In the listing below, count the lines containing the string "page" and state only the number.
####################
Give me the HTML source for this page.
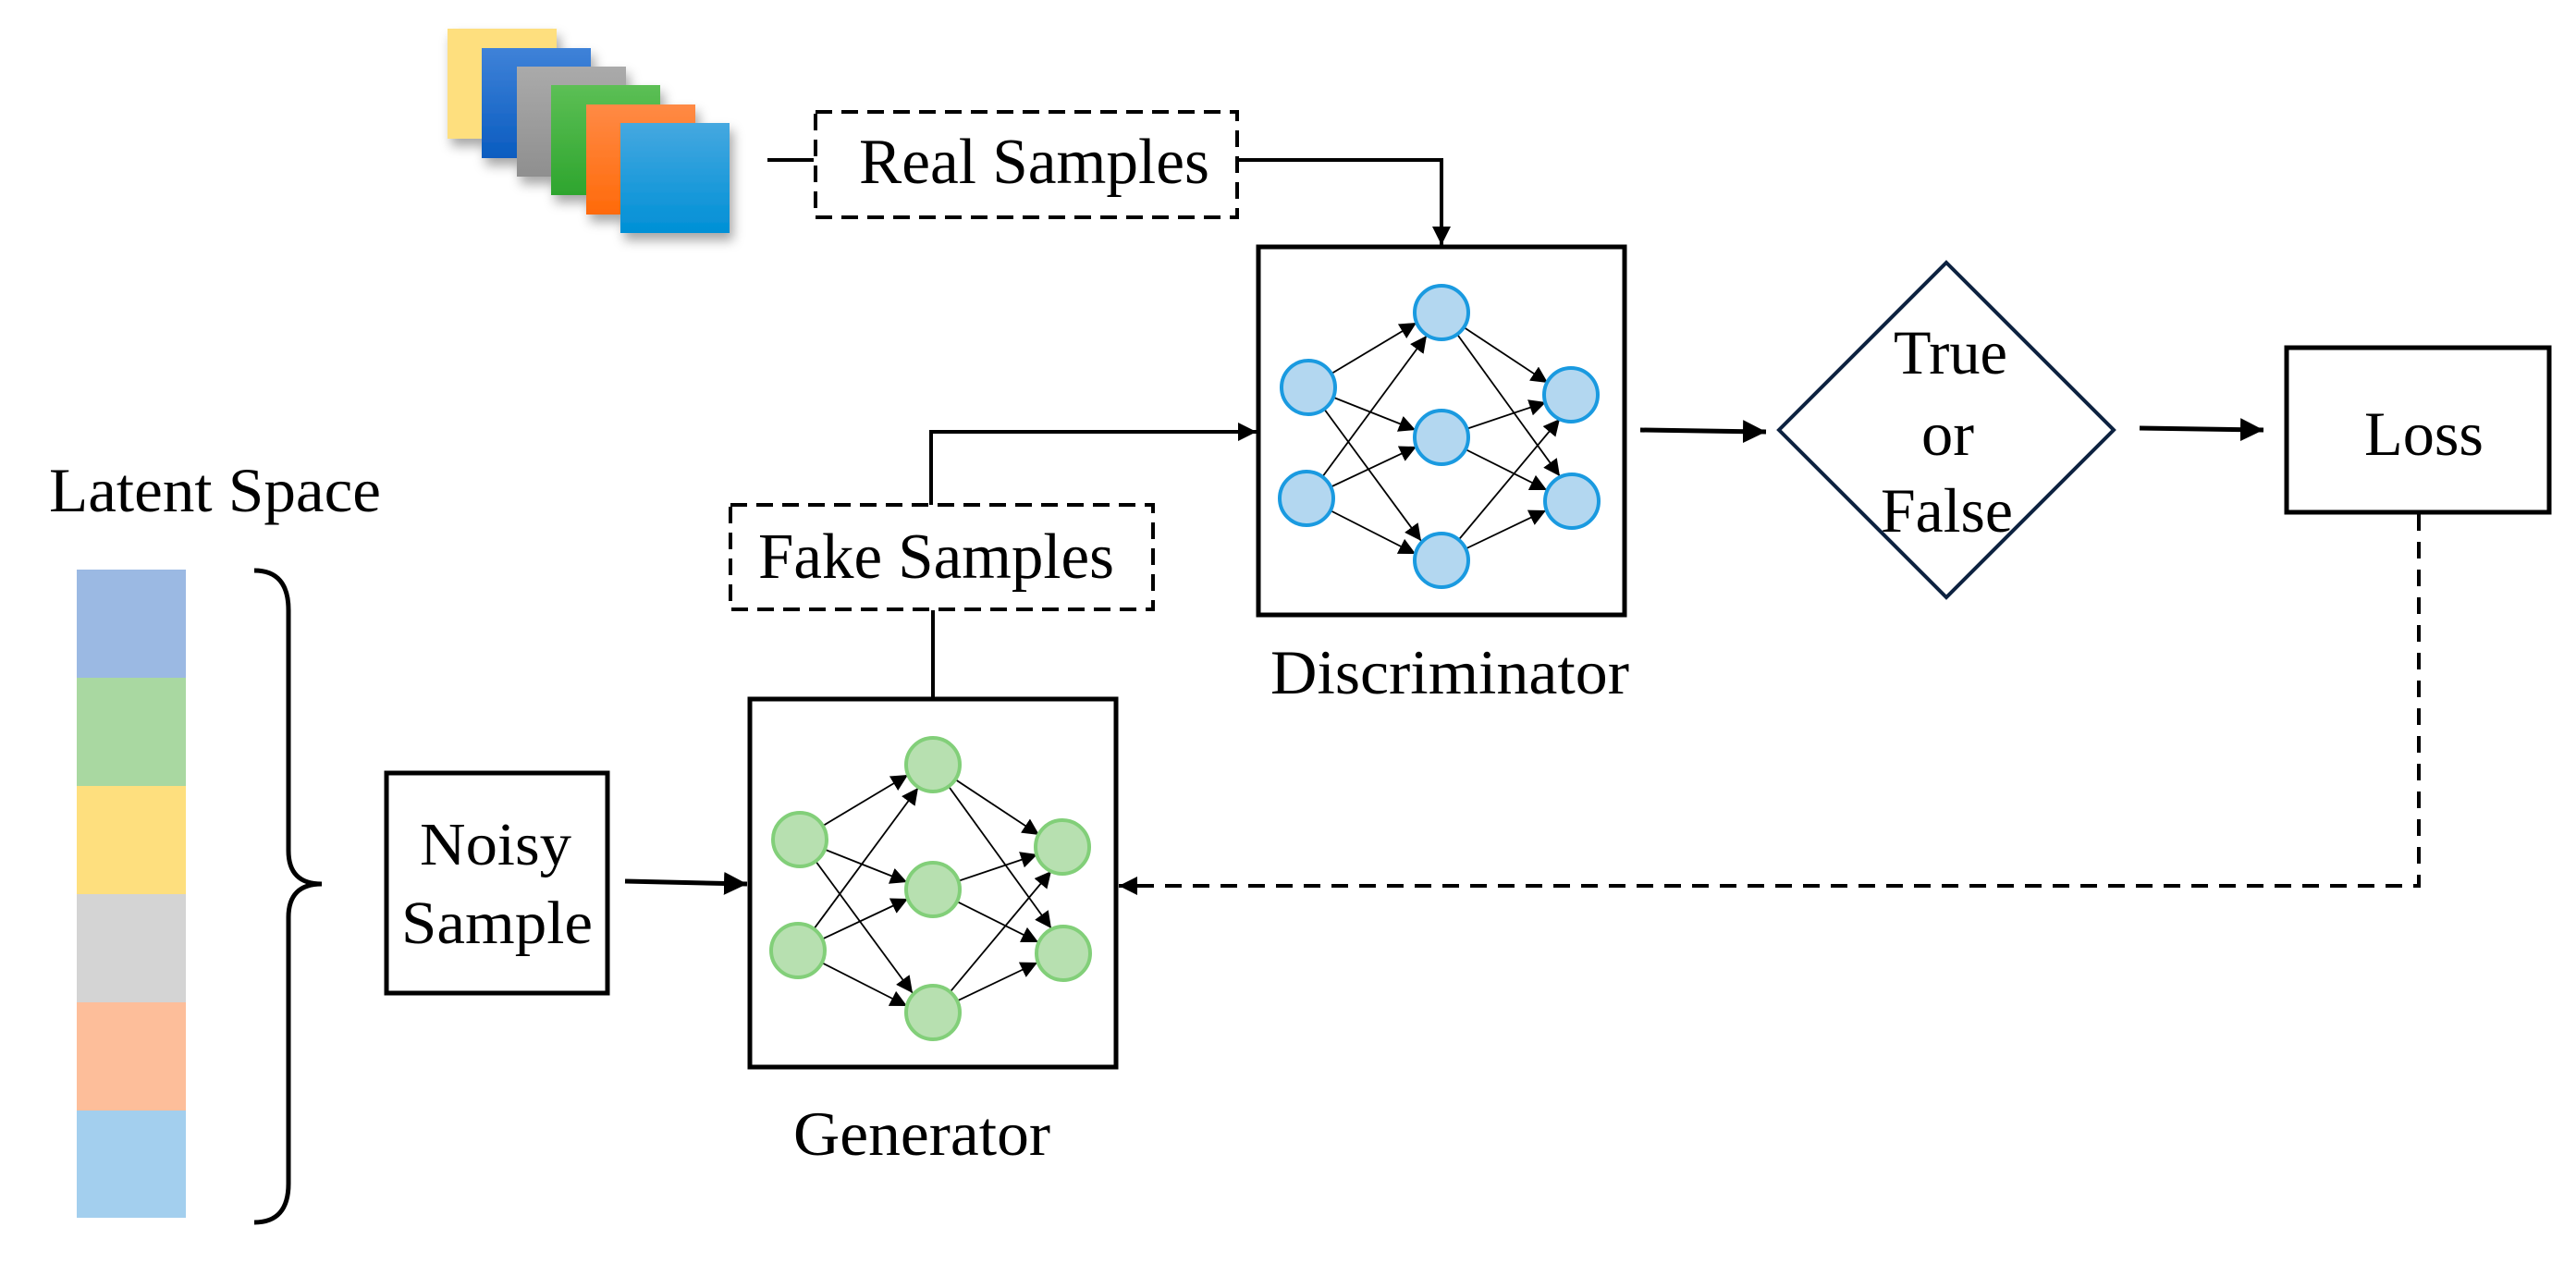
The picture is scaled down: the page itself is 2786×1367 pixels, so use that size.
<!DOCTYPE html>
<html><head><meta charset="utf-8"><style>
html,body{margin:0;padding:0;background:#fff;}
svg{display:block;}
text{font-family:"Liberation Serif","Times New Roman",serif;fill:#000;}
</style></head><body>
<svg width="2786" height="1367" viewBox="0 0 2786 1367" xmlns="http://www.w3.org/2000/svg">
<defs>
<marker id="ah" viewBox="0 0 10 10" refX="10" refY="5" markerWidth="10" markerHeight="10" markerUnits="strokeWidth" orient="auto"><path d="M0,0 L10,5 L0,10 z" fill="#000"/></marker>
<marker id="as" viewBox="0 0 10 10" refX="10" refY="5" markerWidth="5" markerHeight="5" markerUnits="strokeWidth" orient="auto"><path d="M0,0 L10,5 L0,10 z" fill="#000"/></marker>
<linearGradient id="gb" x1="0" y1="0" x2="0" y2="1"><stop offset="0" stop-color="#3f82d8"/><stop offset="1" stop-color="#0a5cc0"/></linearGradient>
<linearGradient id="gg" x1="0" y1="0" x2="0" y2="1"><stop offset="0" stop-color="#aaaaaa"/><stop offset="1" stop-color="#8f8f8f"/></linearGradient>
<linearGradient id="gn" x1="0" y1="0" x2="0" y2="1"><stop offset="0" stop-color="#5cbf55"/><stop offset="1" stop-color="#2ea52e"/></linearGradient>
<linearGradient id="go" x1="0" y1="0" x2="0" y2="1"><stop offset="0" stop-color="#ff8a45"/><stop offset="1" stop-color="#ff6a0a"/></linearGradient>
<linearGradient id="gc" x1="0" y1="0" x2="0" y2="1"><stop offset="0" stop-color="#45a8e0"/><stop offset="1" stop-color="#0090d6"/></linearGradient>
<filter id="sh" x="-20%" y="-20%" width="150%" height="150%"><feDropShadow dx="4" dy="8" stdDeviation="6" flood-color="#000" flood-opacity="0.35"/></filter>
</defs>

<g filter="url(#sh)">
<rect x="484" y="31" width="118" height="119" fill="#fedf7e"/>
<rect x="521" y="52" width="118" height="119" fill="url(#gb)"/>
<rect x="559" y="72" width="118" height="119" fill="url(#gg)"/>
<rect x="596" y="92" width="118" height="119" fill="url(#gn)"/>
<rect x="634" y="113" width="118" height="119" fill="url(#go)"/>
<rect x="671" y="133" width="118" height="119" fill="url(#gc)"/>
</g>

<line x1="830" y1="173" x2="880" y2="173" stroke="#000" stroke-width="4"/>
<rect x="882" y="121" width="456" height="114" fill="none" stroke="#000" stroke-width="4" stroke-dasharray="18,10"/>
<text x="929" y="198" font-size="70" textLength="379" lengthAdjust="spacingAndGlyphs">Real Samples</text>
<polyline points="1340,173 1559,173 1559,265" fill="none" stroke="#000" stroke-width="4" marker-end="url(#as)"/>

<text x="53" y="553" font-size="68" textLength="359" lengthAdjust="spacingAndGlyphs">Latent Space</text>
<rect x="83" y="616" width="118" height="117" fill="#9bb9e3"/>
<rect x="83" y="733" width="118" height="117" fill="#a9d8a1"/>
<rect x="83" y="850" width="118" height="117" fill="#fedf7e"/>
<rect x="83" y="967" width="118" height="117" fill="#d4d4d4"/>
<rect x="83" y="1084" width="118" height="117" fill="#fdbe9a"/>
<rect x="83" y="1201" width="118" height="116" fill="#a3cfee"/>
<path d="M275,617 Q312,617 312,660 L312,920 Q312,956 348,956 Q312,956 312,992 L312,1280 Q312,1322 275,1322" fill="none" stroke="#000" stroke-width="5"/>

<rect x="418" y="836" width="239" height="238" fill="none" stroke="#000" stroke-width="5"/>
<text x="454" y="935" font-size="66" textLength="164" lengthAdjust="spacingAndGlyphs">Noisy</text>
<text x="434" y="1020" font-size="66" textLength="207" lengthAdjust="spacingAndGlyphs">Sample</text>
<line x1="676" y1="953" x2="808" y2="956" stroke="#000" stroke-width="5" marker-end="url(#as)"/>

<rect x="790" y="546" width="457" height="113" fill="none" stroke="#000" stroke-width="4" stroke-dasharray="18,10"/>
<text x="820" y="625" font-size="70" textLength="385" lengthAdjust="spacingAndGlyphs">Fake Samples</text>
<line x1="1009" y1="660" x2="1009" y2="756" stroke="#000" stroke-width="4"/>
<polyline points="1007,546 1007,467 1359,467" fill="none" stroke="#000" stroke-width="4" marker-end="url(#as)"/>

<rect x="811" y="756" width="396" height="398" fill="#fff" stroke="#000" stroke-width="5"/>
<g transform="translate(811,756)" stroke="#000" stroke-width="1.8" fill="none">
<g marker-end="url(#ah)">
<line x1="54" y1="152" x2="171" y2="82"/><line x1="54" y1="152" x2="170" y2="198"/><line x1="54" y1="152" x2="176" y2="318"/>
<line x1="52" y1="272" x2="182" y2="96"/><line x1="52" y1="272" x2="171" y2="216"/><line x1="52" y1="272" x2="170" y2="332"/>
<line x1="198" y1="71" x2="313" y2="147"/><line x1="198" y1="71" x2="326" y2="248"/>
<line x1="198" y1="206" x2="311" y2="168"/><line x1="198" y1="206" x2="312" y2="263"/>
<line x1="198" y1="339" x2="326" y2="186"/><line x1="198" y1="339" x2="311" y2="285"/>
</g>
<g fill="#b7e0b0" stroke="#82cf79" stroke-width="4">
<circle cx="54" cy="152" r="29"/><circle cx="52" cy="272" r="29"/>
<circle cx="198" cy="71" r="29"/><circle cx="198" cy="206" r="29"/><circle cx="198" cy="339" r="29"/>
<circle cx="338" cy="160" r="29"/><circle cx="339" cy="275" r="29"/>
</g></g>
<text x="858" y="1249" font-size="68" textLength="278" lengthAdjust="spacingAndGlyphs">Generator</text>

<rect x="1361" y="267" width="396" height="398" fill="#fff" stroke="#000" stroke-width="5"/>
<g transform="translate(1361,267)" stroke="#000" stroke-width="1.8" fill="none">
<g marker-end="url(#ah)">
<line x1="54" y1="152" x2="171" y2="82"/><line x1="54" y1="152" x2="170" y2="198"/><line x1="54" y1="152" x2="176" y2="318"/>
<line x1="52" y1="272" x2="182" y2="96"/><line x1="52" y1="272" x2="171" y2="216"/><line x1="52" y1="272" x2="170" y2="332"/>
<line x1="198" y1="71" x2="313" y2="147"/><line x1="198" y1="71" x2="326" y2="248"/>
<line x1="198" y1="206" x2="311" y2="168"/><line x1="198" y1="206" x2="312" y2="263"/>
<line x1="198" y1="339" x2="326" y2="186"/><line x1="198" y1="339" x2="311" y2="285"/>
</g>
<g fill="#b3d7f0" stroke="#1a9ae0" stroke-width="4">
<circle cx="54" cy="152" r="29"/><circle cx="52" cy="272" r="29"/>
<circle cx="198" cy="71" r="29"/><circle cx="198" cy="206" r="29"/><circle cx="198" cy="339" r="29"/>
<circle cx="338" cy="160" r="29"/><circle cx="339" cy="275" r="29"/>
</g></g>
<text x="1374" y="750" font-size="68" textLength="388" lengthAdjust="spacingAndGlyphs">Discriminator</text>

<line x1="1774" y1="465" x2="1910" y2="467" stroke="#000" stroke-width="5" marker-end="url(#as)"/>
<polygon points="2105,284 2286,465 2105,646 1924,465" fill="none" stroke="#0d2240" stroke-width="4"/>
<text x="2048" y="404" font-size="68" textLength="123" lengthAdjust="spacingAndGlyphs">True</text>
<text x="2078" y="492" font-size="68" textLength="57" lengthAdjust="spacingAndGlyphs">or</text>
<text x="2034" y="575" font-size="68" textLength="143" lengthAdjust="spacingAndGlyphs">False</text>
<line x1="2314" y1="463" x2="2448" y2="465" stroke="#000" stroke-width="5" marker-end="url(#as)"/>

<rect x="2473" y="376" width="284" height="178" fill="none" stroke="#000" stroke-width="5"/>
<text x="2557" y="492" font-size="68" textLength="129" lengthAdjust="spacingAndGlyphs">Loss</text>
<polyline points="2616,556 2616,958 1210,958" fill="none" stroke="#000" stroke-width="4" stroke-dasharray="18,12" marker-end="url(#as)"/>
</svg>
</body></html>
####################
### [SOLUTION TO THE PROBLEM]
2